On February 8th, Pakistan witnessed its 14th general elections, marking another milestone in the country’s democratic journey. However, the celebrations of strengthened democracy are marred by a stark reality – a substantial impediment to the full exercise of political rights for all citizens, particularly persons with disabilities (PWDs). As I cast my ballot during this crucial electoral event, I couldn’t ignore the distressing observation of a pronounced lack of accessibility in the majority of Pakistan’s polling stations for PWDs.
Shining a spotlight on this issue reveals a stark contrast between the constitutional promise of equality for all Pakistani citizens, as enshrined in Article 25, and the exclusion faced persons with disabilities in Paksitan. Despite being signatories of the United Nations Convention on the Rights of Persons with Disabilities (UNCRPD), which specifically calls for the guarantee of political rights for PWDs, the harsh reality remains that the political landscape in Pakistan is far from inclusive.
As per Human Rights Watch, estimates of the Persons with Disabilities (PWD) population in Pakistan range widely from 3.3 million to 27 million. Regrettably, the National Database and Registration Authority (NADRA) possesses data for only 371,833 PWDs, and among them, a mere 165,927 are registered voters. This alarming discrepancy not only deprives PWDs of their fundamental right to vote but also impedes their active participation in the political process. Astonishingly, the absence of any elected representatives with disabilities in Pakistan’s assemblies raises significant concerns about the authentic representation of their voices on the national stage.

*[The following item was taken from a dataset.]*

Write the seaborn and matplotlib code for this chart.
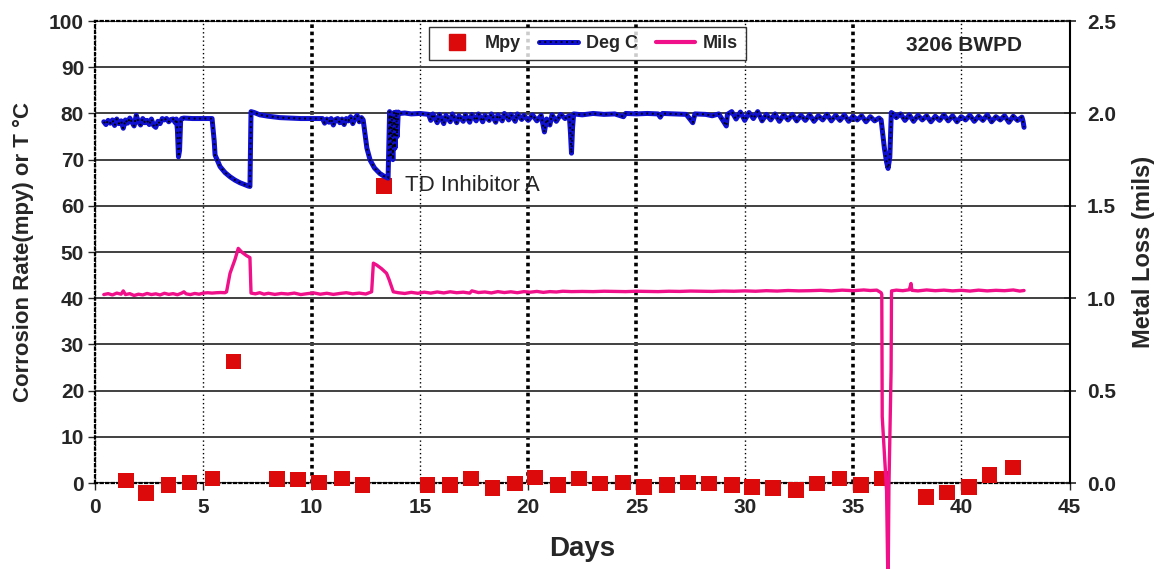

The failure to uphold political rights for PWDs is evident not only in the lack of inclusivity in polling stations but also in the overall electoral process. Critical aspects such as braille ballot papers, wheelchairs, ramps, signages, and sign language interpreters are sorely absent. Many polling stations are situated on inaccessible first floors, without the necessary infrastructure for persons with physical disabilities. The lack of wider entry gates and pathways further exacerbates the mobility challenges faced by PWDs.
As the 5th most populous country globally, with a population of persons with disabilities exceeding that of many countries, Pakistan should strive to make its electoral process truly inclusive. The Election Commission of Pakistan must take immediate steps to ensure accessible polling stations, with provisions for braille materials, wheelchairs, ramps, signages, and interpreters. Political parties, too, must engage with and prioritize the rights of persons with disabilities, ensuring their voices are heard and their needs addressed in the political sphere.
In conclusion, the upcoming years present an opportunity for Pakistan to rectify its shortcomings and embrace inclusivity. By ensuring the full participation of persons with disabilities in the democratic process, the nation can move towards a future where every citizen truly enjoys the right to vote and actively engage in shaping the destiny of the country. It’s time for Pakistan to live up to its constitutional promises and international commitments, fostering a political landscape that truly reflects the diversity and inclusivity of its population.